Starting at a new school this year, 15-year-old Sergio Peralta had all the typical teenage reasons to be nervous.
He was also trying to keep a secret: a hand that was not fully formed.
“In the first days of school, I honestly felt like hiding my hand,” he told CBS News, the BBC’s US partner. “Like nobody would ever find out.”
Instead, a teacher at his Tennessee high school learnt his secret and assigned his engineering class a project: build Sergio a new hand.
“You’re supposed to be engineering, coming up with new ideas, solving issues,” Hendersonville High School student Leslie Jaramillo told WTVF, a local CBS affiliate. “And just making things better than how they used to be.”
Sergio, born with a right hand that did not fully form, had become used to it. He learnt to write with his left hand and said he could get by with nearly everything else, figuring out techniques for basic tasks like carrying his water bottle from class to class.
The suggestion from his classmates at his school in Hendersonville, 30 minutes northeast of Nashville, came as a happy surprise.

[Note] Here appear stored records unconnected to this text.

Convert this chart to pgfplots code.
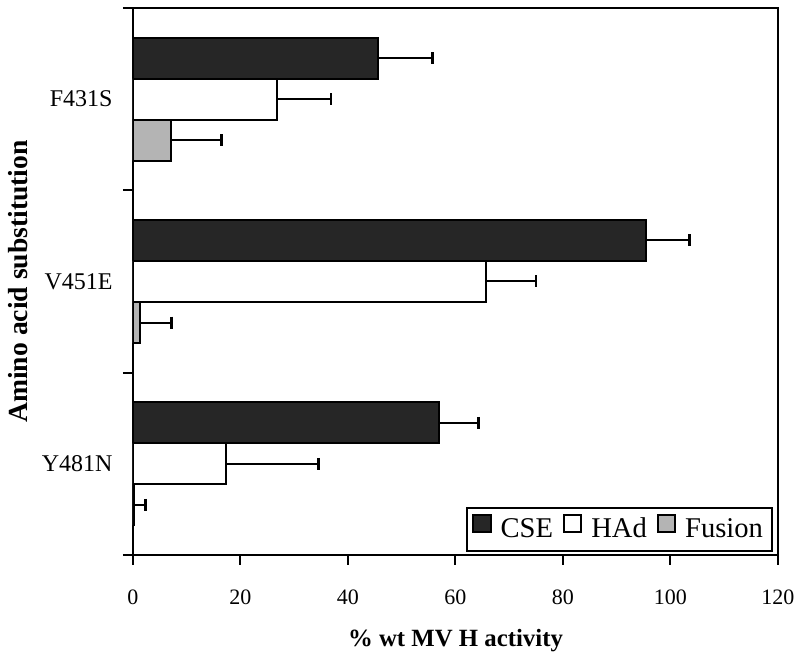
\documentclass[border=0pt]{standalone}
\usepackage{pgfplots}
\pgfplotsset{compat=1.18}
\usepackage{fontspec}
\setmainfont{Liberation Serif}
\definecolor{cse}{HTML}{262626}
\definecolor{fus}{HTML}{B4B4B4}
\begin{document}
\begin{tikzpicture}
\begin{axis}[
  name=ax,
  scale only axis,
  width=322.5pt, height=273.5pt,
  xbar, bar width=0.225,
  xmin=0, xmax=120,
  ymin=-0.5, ymax=2.5,
  y dir=reverse,
  xtick={0,20,...,120},
  ytick={0,1,2},
  yticklabels={F431S,V451E,Y481N},
  minor ytick={-0.5,0.5,1.5,2.5},
  major y tick style={draw=none},
  tick align=outside,
  tick pos=left,
  major tick length=5pt,
  minor tick length=5pt,
  every tick/.style={black, line width=1pt},
  axis line style={line width=1pt},
  /pgf/number format/assume math mode=true,
  xticklabel style={font=\fontsize{11}{13}\selectfont, yshift=-9pt},
  yticklabel style={font=\fontsize{12}{14}\selectfont, xshift=-1.7pt},
  xlabel={\% wt MV H activity},
  ylabel={Amino acid substitution},
  xlabel style={font=\bfseries\fontsize{12.4}{14}\selectfont, at={(axis description cs:0.5,0)}, anchor=base, yshift=-45.8pt},
  ylabel style={font=\bfseries\fontsize{13.8}{16}\selectfont, at={(axis description cs:-0.1783,0.5)}, anchor=center},
  legend columns=-1,
  legend style={at={(axis description cs:1,0)}, anchor=south east, xshift=-2.5pt, yshift=1.5pt,
    draw=black, line width=1pt, font=\fontsize{14.3}{16}\selectfont,
    inner xsep=2.5pt, inner ysep=3pt,
    /tikz/every even column/.append style={column sep=2.8pt},
    /tikz/every odd column/.append style={column sep=2.5pt}},
  legend image code/.code={\draw[#1,/tikz/.cd,line width=1pt,yshift=0.3em] (0pt,-4.3pt) rectangle (8.8pt,4.3pt);},
  error bars/x dir=plus,
  error bars/x explicit,
  error bars/error bar style={line width=1pt, black},
  error bars/error mark options={line width=1.2pt, mark size=3pt, black, rotate=90},
]
\addplot[fill=cse, draw=black, line width=1pt, bar shift=-0.225] coordinates {
  (45.5,0) +- (10.2,0)
  (95.5,1) +- (8.0,0)
  (57.0,2) +- (7.3,0)
};
\addplot[fill=white, draw=black, line width=1pt, bar shift=0] coordinates {
  (26.7,0) +- (10.1,0)
  (65.6,1) +- (9.4,0)
  (17.3,2) +- (17.2,0)
};
\addplot[fill=fus, draw=black, line width=1pt, bar shift=0.225] coordinates {
  (7.0,0) +- (9.5,0)
  (1.3,1) +- (5.9,0)
  (0.2,2) +- (2.1,0)
};
\legend{CSE,HAd,Fusion}
\end{axis}
\pgfresetboundingbox
\path[use as bounding box] ([shift={(-66.5pt,-50.5pt)}]ax.south west) rectangle ([shift={(11pt,4pt)}]ax.north east);
\end{tikzpicture}
\end{document}
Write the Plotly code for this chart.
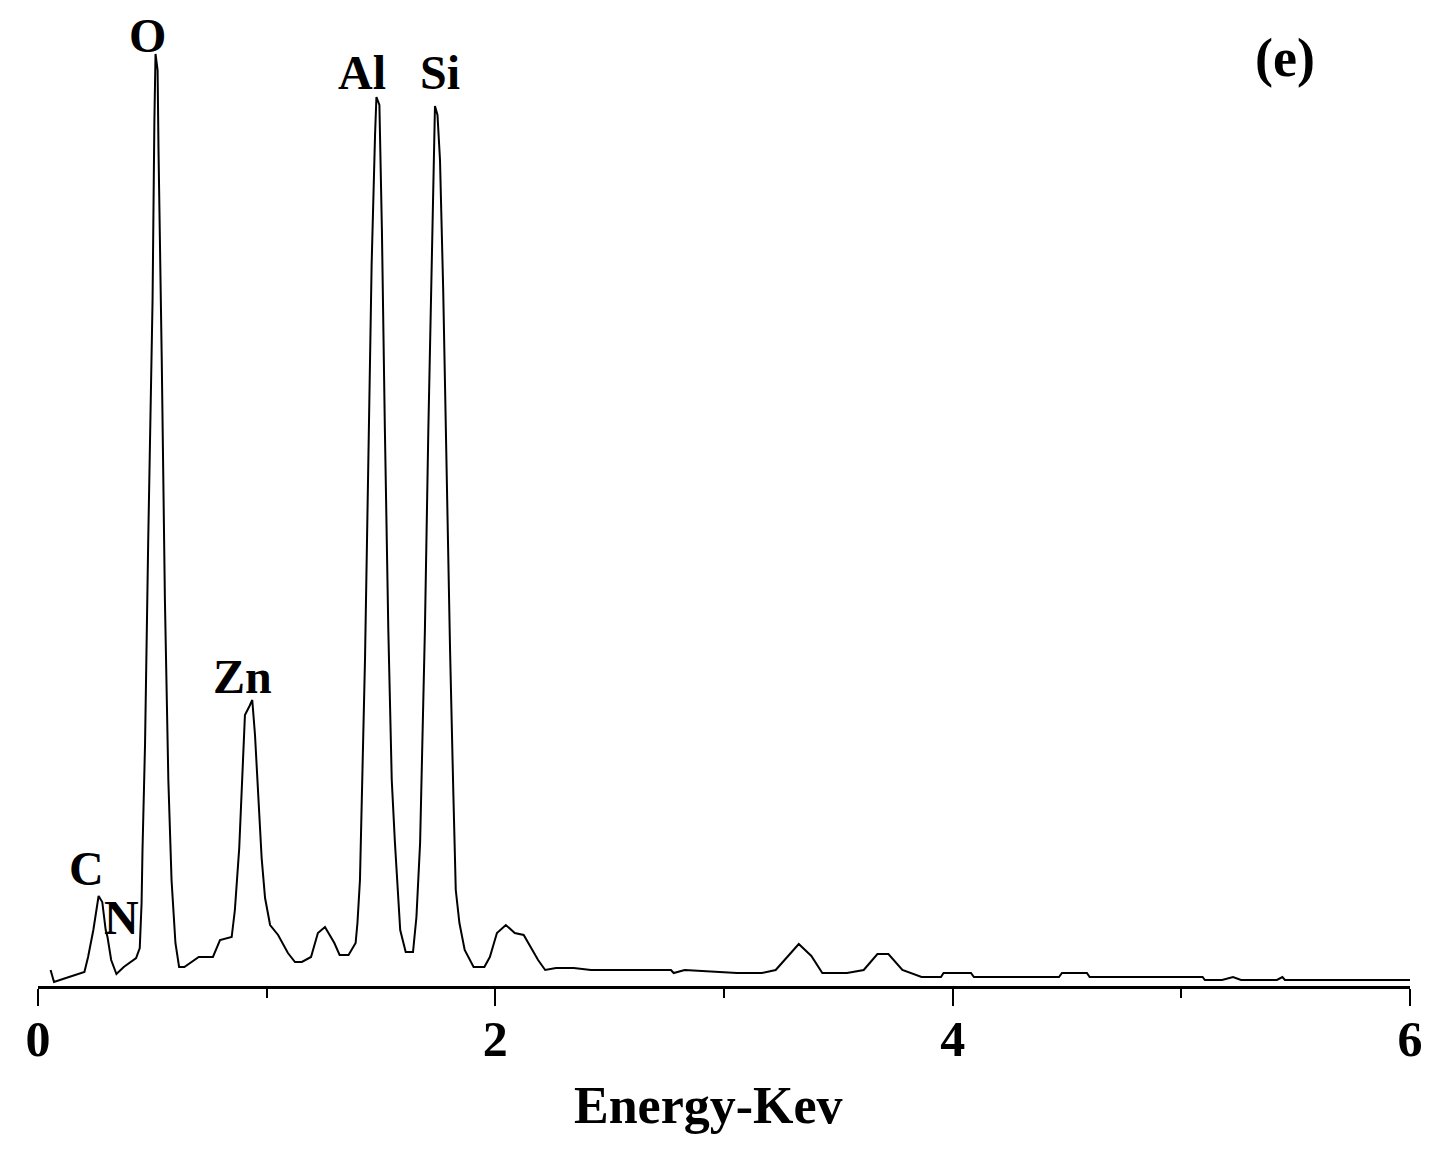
import plotly.graph_objects as go

# EDS spectrum (energy in keV, intensity in arbitrary units)
energy_kev = [
    0.055, 0.070, 0.109, 0.203, 0.219, 0.242, 0.265, 0.281, 0.296, 0.304,
    0.320, 0.343, 0.375, 0.429, 0.445, 0.453, 0.457, 0.468, 0.482, 0.501,
    0.509, 0.514, 0.523, 0.527, 0.541, 0.555, 0.570, 0.584, 0.601, 0.617,
    0.640, 0.703, 0.765, 0.796, 0.847, 0.861, 0.880, 0.891, 0.905, 0.925,
    0.937, 0.949, 0.963, 0.978, 0.993, 1.015, 1.050, 1.093, 1.124, 1.154,
    1.194, 1.224, 1.255, 1.296, 1.319, 1.358, 1.389, 1.397, 1.408, 1.417,
    1.430, 1.444, 1.459, 1.474, 1.480, 1.493, 1.504, 1.517, 1.532, 1.547,
    1.561, 1.584, 1.608, 1.640, 1.655, 1.671, 1.678, 1.692, 1.707, 1.722,
    1.733, 1.736, 1.747, 1.758, 1.772, 1.787, 1.802, 1.816, 1.827, 1.843,
    1.866, 1.905, 1.952, 1.976, 2.007, 2.046, 2.085, 2.124, 2.155, 2.187,
    2.218, 2.265, 2.343, 2.418, 2.563, 2.768, 2.780, 2.828, 3.057, 3.165,
    3.226, 3.274, 3.327, 3.382, 3.430, 3.538, 3.611, 3.671, 3.719, 3.780,
    3.864, 3.949, 3.960, 4.080, 4.093, 4.465, 4.478, 4.587, 4.599, 5.093,
    5.103, 5.178, 5.226, 5.261, 5.418, 5.442, 5.453, 6.000,
]
intensity = [
    16, 4, 7, 14, 29, 56, 90, 84, 56, 49,
    26, 12, 19, 28, 38, 83, 136, 241, 446, 686,
    866, 932, 916, 836, 629, 386, 206, 106, 43, 19,
    19, 29, 29, 46, 49, 76, 138, 203, 271, 280,
    286, 251, 193, 128, 88, 61, 51, 33, 24, 24,
    29, 53, 59, 43, 31, 31, 43, 63, 106, 186,
    326, 516, 721, 851, 889, 881, 756, 556, 356, 206,
    143, 56, 34, 34, 69, 143, 206, 356, 556, 726,
    836, 880, 871, 826, 696, 511, 336, 196, 96, 63,
    36, 19, 19, 29, 53, 61, 53, 51, 38, 26,
    16, 18, 18, 16, 16, 16, 13, 16, 13, 13,
    16, 28, 42, 30, 13, 13, 16, 32, 32, 16,
    9, 9, 13, 13, 9, 9, 13, 13, 9, 9,
    6, 6, 9, 6, 6, 9, 6, 6,
]

# Element labels (text, energy position, intensity position)
peak_labels = ["O", "Al", "Si", "Zn", "C", "N"]
label_x = [0.477, 1.417, 1.758, 0.896, 0.210, 0.367]
label_y = [951, 914, 914, 310, 118, 69]

panel_label = "(e)"
x_ticks = [0, 2, 4, 6]
x_title = "Energy-Kev"

FONT = "Liberation Serif"

fig = go.Figure()
fig.add_trace(go.Scatter(
    x=energy_kev, y=intensity, mode="lines",
    line=dict(color="black", width=2),
    showlegend=False, hoverinfo="skip",
))

for t, xx, yy in zip(peak_labels, label_x, label_y):
    fig.add_annotation(
        x=xx, y=yy, xref="x", yref="y", text=t, showarrow=False,
        xanchor="center", yanchor="middle",
        font=dict(family=FONT, size=48, color="black", weight="bold"),
    )

fig.add_annotation(
    x=5.453, y=928, xref="x", yref="y", text=panel_label, showarrow=False,
    xanchor="center", yanchor="middle",
    font=dict(family=FONT, size=54, color="black", weight="bold"),
)

fig.add_annotation(
    x=0.489, y=-0.1217, xref="paper", yref="paper", text=x_title, showarrow=False,
    xanchor="center", yanchor="middle",
    font=dict(family=FONT, size=52, color="black", weight="bold"),
)

fig.update_xaxes(
    range=[0, 6], showgrid=False, zeroline=False,
    showline=True, linecolor="black", linewidth=3,
    ticks="outside", ticklen=17, tickwidth=2, tickcolor="black",
    tickvals=x_ticks, ticktext=[str(v) for v in x_ticks],
    tickfont=dict(family=FONT, size=50, color="black", weight="bold"),
    ticklabelstandoff=-10,
    minor=dict(ticks="outside", ticklen=9, tickwidth=2, tickcolor="black", dtick=1, showgrid=False),
)
fig.update_yaxes(range=[0, 978], visible=False, showgrid=False, zeroline=False)

fig.update_layout(
    width=1441, height=1155,
    margin=dict(l=30, r=39, t=0, b=177),
    plot_bgcolor="white", paper_bgcolor="white",
)

fig.write_html("out.html")
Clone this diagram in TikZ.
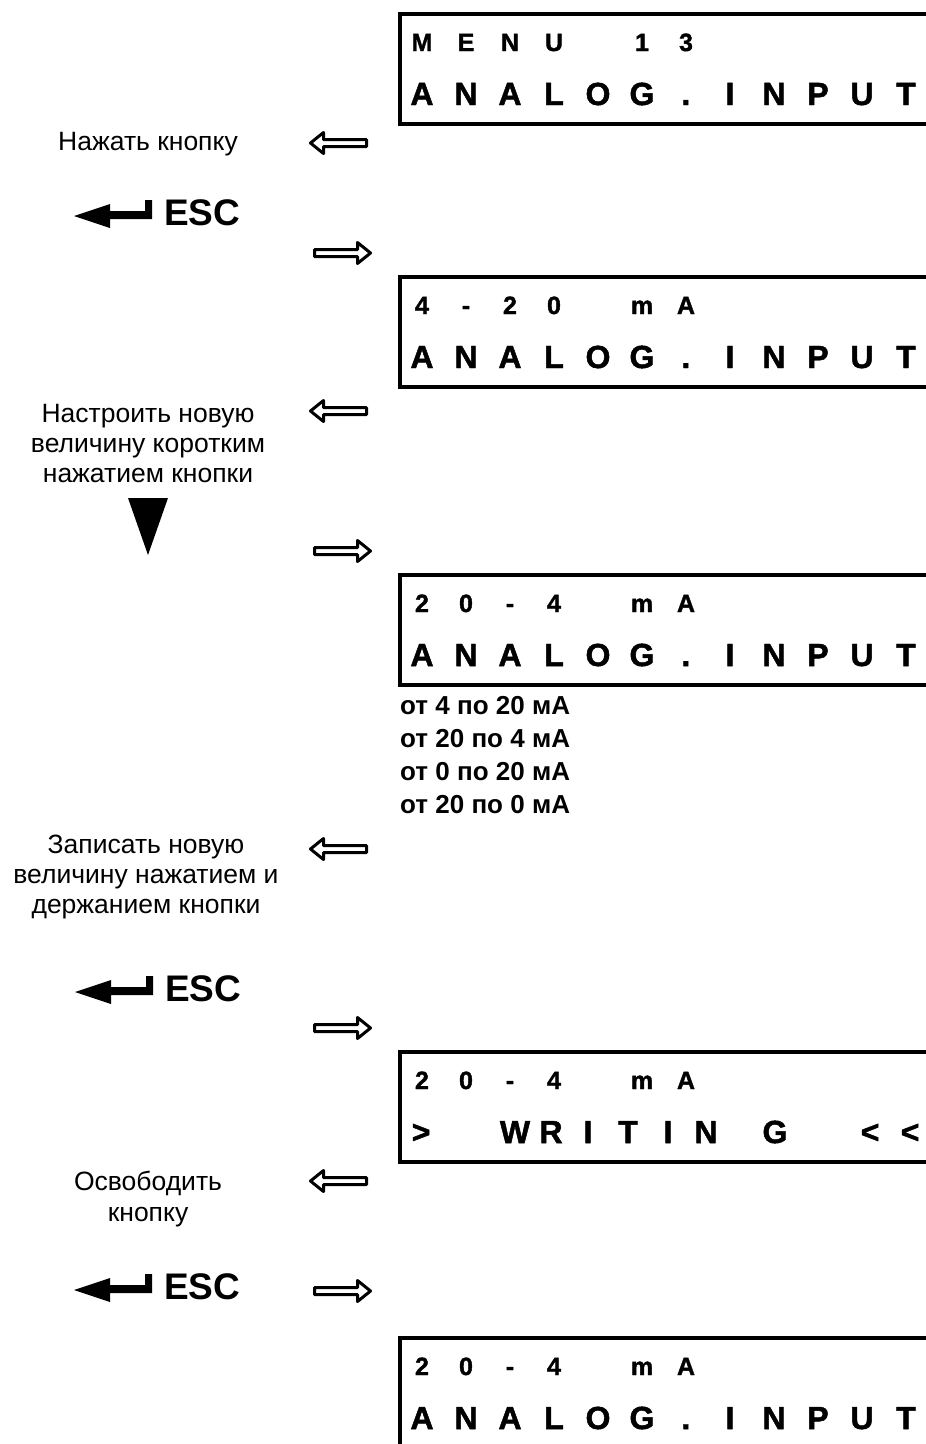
\documentclass[tikz,border=0pt]{standalone}
\usepackage{fontspec}
\setmainfont{Liberation Sans}
\newfontfamily\lcdfont{Liberation Sans}[FakeBold=1.5]
\usetikzlibrary{calc}
\usetikzlibrary{positioning}
\tikzstyle{lcdbox} = [draw, rectangle, line width=4pt, outer sep=0pt, inner sep=0pt, anchor=north west, minimum width=700pt, minimum height=110pt]
\tikzstyle{lcdtop} = [inner sep=0pt, anchor=base, font=\lcdfont\fontsize{25}{25}\selectfont\bfseries]
\tikzstyle{lcdbot} = [inner sep=0pt, anchor=base, font=\lcdfont\fontsize{32}{32}\selectfont\bfseries]
\tikzstyle{steptext} = [inner sep=0pt, anchor=base, font=\fontsize{26.5}{30}\selectfont]
\tikzstyle{choicetext} = [inner sep=0pt, anchor=base west, font=\fontsize{26}{29}\selectfont\bfseries]
\tikzstyle{esctext} = [inner sep=0pt, anchor=base west, font=\fontsize{37}{37}\selectfont\bfseries]
\tikzstyle{hollowarrow} = [draw, line width=3pt, line join=round]
\tikzset{
  backarrow/.pic={\draw[hollowarrow] (0,0) -- (13,-10.5) -- (13,-3.5) -- (56,-3.5) -- (56,3.5) -- (13,3.5) -- (13,10.5) -- cycle;},
  escbutton/.pic={
    \fill (0,0) -- (36,-12) -- (36,-5) -- (71,-5) -- (71,-16) -- (78,-16) -- (78,3) -- (36,3) -- (36,12) -- cycle;
    \node[esctext] (-label) at (90,9) {ESC};}
}

\begin{document}
\begin{tikzpicture}[x=1pt, y=-1pt]
\useasboundingbox (0,0) rectangle (926,1444);
\clip (0,0) rectangle (926,1444);

% screens
\node[lcdbox] (lcd1) at (400,14) {};
\node[lcdbox] (lcd2) at (400,277) {};
\node[lcdbox] (lcd3) at (400,575) {};
\node[lcdbox] (lcd4) at (400,1052) {};
\node[lcdbox] (lcd5) at (400,1338) {};

\foreach \i/\ch in {0/M,1/E,2/N,3/U,5/1,6/3}
  \node[lcdtop] (lcd1-a\i) at ($(lcd1.north west)+(22+44*\i,37)$) {\ch};
\foreach \i/\ch in {0/4,1/-,2/2,3/0,5/m,6/A}
  \node[lcdtop] (lcd2-a\i) at ($(lcd2.north west)+(22+44*\i,37)$) {\ch};
\foreach \lcd in {lcd3,lcd4,lcd5}
  \foreach \i/\ch in {0/2,1/0,2/-,3/4,5/m,6/A}
    \node[lcdtop] (\lcd-a\i) at ($(\lcd.north west)+(22+44*\i,37)$) {\ch};

\foreach \lcd in {lcd1,lcd2,lcd3,lcd5}
  \foreach \ch [count=\i from 0] in {A,N,A,L,O,G,.,I,N,P,U,T}
    \node[lcdbot] (\lcd-b\i) at ($(\lcd.north west)+(22+44*\i,91)$) {\ch};
\foreach \x/\ch [count=\i from 0] in {21/>,115/W,151/R,188/I,228/T,268/I,306/N,375/G,470/<,510/<}
  \node[lcdbot] (lcd4-b\i) at ($(lcd4.north west)+(\x,91)$) {\ch};

% ranges under screen 3
\foreach \txt [count=\i from 0] in {от 4 по 20 мА,от 20 по 4 мА,от 0 по 20 мА,от 20 по 0 мА}
  \node[choicetext] (choice\i) at ($(lcd3.south west)+(0,29+33*\i)$) {\txt};

% steps
\node[steptext] (press) at (148,150) {Нажать кнопку};
\node[steptext] (adjust1) at (148,422) {Настроить новую};
\node[steptext] (adjust2) at ($(adjust1.base)+(0,30)$) {величину коротким};
\node[steptext] (adjust3) at ($(adjust2.base)+(0,30)$) {нажатием кнопки};
\node[steptext] (save1) at (146,853) {Записать новую};
\node[steptext] (save2) at ($(save1.base)+(0,30)$) {величину нажатием и};
\node[steptext] (save3) at ($(save2.base)+(0,30)$) {держанием кнопки};
\node[steptext] (release1) at (148,1190) {Освободить};
\node[steptext] (release2) at ($(release1.base)+(0,31)$) {кнопку};

\pic (esc1) at (74,216) {escbutton};
\pic (esc2) at (75,992) {escbutton};
\pic (esc3) at (74,1290) {escbutton};
\fill (128,498) -- (168,498) -- (148,555) -- cycle;

% arrows
\foreach \y in {143,411,849,1181}
  \pic at (310.5,\y) {backarrow};
\foreach \y in {253,551,1028,1291}
  \pic[xscale=-1] at (370.5,\y) {backarrow};
\end{tikzpicture}
\end{document}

“They ended up offering me, like, ‘We could build your prosthetic hand’, and I never expected it,” Sergio told CBS. “Like, never in a million years.”
Jeff Wilkins’ class, Engineering: Design and Development, was designed to take the theoretical “and turn it into reality”, Henderson High School principal Bob Cotter told the BBC.
Sergio’s robotic hand “is a testament to the students we have here who care about each other and the programme that Jeff Wilkins has built,” he said.
The small class of students spent four weeks designing, 3D printing and sizing the prototype to Sergio’s hand, and becoming friends in the process.
After a month of work, they put his hand to test with a game of catch, a hobby that was once out of reach.